### AIM:
Reproduce exactly the lines below from the one containing "Output the component" through the one containing "import * as", including both, and nothing else.

____________________

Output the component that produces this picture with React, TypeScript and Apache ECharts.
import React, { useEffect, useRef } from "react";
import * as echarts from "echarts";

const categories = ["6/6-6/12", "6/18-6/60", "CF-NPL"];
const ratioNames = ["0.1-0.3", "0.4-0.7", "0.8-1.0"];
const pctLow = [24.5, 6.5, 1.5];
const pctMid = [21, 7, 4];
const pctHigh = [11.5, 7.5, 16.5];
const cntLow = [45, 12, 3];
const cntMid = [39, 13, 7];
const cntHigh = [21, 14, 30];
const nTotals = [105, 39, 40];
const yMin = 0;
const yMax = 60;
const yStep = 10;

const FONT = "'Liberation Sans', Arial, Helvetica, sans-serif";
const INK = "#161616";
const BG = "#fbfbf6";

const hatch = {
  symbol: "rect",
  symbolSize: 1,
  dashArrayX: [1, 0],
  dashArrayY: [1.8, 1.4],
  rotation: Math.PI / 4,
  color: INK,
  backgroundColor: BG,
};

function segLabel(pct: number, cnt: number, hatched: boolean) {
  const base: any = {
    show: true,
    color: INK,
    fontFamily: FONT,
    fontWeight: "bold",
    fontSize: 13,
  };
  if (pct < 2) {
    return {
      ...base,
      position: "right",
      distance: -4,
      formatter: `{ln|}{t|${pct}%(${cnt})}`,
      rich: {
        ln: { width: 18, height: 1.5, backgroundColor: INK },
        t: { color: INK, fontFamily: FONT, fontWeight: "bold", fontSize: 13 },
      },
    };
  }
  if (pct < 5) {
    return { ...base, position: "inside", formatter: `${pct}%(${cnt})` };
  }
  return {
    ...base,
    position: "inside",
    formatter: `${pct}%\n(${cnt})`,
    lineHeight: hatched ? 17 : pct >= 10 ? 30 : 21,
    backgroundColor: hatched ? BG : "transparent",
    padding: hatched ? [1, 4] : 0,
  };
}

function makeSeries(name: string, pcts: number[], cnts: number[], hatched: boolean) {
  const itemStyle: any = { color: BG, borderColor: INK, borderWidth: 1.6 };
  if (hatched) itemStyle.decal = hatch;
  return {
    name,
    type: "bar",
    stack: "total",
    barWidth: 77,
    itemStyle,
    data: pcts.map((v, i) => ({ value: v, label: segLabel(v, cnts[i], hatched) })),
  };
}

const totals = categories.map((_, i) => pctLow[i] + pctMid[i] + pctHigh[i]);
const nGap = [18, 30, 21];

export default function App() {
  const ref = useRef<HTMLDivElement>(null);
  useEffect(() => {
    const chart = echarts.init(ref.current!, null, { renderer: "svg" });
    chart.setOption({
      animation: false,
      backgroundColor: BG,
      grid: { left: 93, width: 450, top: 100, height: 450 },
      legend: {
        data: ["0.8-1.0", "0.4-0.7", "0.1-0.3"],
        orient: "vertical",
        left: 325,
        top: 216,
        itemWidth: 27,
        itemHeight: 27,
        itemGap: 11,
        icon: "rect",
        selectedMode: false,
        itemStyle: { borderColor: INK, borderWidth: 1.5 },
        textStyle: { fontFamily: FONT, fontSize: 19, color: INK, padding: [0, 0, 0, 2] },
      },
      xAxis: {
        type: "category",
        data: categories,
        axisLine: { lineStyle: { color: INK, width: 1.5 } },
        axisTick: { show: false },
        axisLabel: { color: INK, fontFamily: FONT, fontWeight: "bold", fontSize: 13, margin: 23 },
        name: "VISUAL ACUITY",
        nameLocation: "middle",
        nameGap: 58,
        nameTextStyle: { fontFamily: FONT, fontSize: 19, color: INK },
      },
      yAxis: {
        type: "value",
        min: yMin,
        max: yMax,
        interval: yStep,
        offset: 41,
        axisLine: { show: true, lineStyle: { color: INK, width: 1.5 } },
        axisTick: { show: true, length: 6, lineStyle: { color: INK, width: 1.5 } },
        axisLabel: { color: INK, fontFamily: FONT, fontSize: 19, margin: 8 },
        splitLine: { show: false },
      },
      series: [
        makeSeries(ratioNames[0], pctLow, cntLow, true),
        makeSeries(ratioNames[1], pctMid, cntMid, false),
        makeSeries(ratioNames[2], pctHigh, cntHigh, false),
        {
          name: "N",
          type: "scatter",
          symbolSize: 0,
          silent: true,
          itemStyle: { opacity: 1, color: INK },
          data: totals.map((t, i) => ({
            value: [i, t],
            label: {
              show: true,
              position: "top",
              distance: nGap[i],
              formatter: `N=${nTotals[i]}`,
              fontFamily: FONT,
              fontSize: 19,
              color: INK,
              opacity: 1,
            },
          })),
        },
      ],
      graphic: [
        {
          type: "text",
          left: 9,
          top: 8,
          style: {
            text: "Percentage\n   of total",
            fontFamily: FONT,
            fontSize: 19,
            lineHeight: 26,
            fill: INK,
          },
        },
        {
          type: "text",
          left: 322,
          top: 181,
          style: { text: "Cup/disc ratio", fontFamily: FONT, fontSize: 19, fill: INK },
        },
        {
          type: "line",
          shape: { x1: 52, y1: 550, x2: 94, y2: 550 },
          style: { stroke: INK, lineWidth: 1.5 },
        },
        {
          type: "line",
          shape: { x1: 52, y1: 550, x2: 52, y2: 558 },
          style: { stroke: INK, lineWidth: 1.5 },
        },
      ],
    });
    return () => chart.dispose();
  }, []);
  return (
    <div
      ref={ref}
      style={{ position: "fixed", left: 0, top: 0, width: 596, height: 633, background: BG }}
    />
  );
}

____________________

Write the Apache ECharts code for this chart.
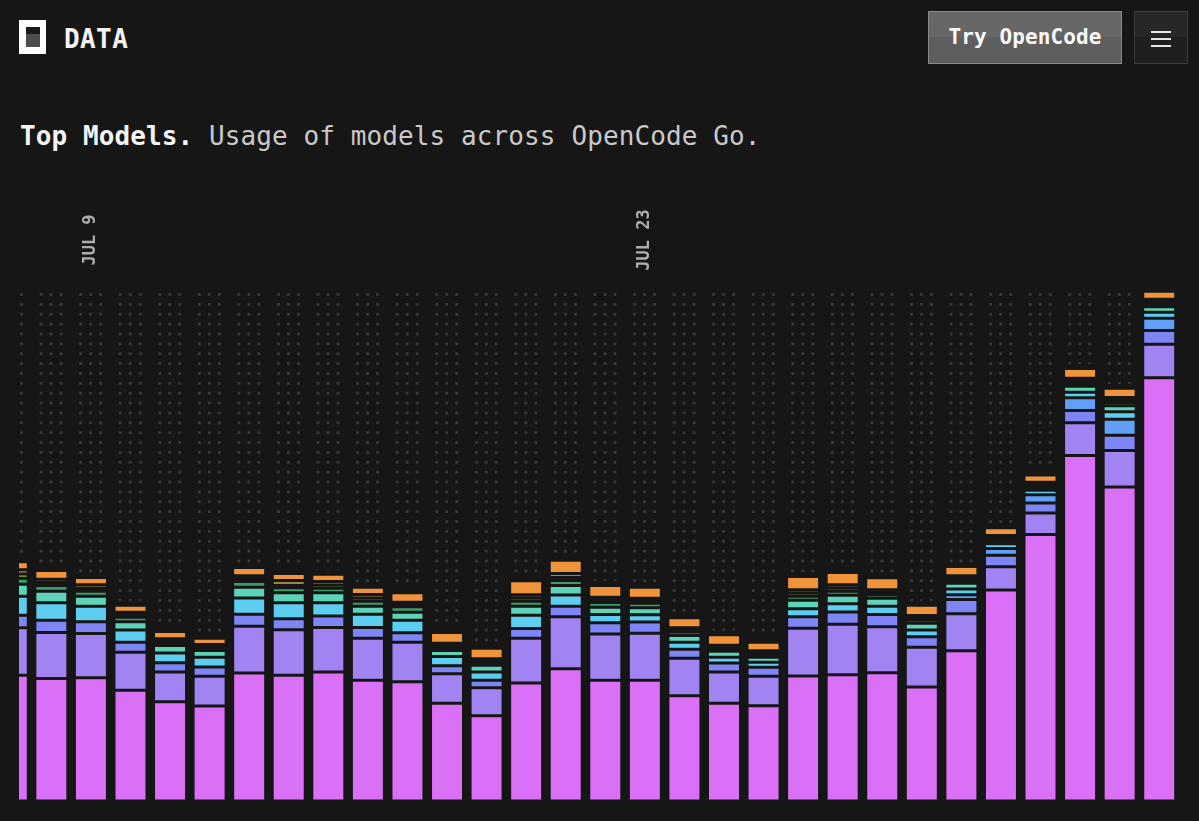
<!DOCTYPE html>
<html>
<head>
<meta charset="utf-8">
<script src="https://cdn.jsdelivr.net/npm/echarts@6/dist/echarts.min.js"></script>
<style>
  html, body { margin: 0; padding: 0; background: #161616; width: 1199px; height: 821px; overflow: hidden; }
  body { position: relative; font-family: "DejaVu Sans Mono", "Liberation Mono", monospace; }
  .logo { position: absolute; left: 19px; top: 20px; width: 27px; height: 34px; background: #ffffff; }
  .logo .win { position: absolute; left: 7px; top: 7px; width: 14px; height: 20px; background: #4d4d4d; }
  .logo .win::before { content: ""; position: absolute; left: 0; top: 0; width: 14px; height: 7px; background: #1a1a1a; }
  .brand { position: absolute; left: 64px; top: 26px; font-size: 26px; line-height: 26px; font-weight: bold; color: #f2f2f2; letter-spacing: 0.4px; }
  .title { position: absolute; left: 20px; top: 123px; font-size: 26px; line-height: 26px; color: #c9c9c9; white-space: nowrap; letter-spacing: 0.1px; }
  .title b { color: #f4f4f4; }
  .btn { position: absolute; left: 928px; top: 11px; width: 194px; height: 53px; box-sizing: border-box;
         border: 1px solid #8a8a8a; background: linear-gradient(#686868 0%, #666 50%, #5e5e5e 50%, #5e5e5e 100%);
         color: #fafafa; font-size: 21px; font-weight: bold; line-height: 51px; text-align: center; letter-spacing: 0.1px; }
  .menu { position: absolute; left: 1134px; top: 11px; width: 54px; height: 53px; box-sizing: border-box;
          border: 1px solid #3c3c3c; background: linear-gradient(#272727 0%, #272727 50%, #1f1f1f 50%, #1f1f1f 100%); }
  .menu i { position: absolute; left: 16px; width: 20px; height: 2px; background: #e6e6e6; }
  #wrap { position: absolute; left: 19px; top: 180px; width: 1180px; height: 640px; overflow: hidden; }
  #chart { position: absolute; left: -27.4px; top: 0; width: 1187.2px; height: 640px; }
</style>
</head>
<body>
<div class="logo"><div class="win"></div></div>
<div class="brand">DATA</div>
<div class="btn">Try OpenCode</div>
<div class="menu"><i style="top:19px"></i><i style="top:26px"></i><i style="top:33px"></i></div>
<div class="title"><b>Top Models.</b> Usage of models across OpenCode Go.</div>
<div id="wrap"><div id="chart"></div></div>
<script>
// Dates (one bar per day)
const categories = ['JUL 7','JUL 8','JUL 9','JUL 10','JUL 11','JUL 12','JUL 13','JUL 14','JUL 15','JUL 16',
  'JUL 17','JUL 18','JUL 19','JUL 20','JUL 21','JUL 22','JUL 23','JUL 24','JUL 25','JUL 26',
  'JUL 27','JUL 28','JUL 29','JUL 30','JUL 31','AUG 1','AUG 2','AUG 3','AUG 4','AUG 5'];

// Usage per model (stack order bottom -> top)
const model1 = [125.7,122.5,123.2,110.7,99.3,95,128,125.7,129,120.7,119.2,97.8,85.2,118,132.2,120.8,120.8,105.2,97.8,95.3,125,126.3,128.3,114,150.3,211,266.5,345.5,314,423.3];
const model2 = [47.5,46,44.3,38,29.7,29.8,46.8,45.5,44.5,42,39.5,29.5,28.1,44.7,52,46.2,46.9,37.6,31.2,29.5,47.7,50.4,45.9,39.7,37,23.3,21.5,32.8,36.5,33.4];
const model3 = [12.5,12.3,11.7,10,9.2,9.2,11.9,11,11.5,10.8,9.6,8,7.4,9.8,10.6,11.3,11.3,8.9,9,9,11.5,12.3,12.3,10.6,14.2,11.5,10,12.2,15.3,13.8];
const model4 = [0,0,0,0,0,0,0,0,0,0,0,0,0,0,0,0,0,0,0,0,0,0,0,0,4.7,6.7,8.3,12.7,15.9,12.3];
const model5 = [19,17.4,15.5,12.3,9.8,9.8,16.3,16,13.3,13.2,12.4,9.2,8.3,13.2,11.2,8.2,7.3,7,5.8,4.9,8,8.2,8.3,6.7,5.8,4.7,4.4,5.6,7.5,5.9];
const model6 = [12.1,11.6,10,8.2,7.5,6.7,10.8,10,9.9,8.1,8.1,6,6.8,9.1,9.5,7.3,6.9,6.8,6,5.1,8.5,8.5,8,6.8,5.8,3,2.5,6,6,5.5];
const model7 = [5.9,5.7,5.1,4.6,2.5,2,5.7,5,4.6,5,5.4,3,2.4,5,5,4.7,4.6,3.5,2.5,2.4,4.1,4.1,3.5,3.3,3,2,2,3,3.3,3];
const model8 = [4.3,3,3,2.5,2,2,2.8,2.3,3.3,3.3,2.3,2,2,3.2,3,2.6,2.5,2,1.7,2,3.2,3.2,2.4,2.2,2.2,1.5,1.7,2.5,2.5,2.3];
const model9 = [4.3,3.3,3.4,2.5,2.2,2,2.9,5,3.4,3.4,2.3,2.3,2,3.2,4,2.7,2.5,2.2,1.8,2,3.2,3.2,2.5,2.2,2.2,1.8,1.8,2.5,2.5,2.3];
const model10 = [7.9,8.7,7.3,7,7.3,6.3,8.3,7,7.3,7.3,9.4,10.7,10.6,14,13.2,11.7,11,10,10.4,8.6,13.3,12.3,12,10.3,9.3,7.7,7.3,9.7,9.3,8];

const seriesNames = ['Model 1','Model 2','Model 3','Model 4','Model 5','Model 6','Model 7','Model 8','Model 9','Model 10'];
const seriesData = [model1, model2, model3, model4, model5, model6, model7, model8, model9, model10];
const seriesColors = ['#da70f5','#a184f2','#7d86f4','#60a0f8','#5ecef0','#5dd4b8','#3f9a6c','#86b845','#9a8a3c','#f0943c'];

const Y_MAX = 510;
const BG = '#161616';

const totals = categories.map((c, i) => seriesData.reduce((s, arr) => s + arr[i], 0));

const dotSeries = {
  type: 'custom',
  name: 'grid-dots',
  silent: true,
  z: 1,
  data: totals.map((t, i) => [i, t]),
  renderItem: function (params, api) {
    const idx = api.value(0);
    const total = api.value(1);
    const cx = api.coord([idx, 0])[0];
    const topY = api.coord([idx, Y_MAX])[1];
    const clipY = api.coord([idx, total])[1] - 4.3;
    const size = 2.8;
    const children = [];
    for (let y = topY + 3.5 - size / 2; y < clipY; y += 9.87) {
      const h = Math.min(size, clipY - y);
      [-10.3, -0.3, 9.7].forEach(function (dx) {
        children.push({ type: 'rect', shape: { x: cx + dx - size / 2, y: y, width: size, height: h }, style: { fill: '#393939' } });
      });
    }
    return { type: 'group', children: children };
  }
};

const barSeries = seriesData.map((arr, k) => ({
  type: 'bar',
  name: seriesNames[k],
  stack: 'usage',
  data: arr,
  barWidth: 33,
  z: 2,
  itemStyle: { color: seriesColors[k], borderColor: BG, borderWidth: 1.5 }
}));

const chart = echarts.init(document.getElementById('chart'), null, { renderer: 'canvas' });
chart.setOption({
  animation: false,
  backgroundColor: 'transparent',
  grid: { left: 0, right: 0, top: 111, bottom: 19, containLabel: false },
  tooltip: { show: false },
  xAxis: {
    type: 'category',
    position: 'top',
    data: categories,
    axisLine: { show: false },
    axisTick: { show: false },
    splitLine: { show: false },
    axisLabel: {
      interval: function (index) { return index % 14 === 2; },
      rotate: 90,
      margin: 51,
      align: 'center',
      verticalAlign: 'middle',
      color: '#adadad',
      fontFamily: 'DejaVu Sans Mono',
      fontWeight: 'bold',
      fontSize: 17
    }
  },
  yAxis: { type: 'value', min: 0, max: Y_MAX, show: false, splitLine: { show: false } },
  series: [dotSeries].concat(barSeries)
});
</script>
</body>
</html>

____________________

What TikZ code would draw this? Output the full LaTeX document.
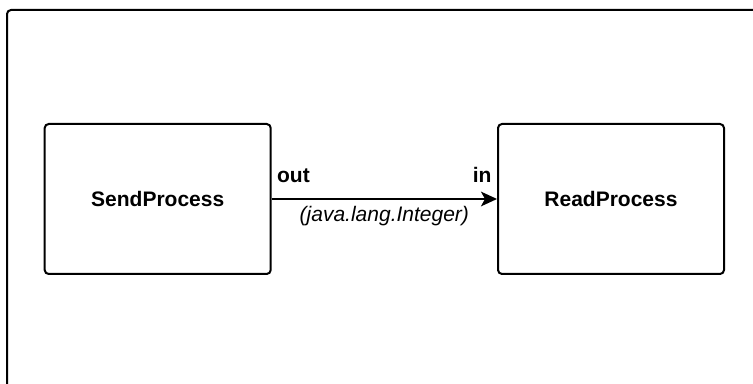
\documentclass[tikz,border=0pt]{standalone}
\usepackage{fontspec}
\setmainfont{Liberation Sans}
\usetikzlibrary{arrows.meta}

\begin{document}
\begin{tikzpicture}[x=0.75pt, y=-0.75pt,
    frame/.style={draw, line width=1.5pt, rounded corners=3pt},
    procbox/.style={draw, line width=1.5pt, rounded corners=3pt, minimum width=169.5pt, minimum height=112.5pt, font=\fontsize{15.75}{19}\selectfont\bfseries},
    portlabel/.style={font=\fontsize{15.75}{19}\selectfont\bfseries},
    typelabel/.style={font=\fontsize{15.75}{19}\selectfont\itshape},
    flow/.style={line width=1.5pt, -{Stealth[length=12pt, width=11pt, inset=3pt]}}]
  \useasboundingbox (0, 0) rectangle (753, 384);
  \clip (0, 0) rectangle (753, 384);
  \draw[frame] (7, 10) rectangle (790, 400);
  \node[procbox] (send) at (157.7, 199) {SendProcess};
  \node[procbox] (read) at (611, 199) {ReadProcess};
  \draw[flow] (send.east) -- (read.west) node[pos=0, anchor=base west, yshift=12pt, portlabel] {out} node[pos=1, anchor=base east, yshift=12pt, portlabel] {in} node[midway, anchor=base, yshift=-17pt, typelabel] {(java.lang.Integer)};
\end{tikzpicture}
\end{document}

____________________

### FINAL RESULT:
Output the component that produces this picture with React, TypeScript and Apache ECharts.
import React, { useEffect, useRef } from "react";
import * as echarts from "echarts";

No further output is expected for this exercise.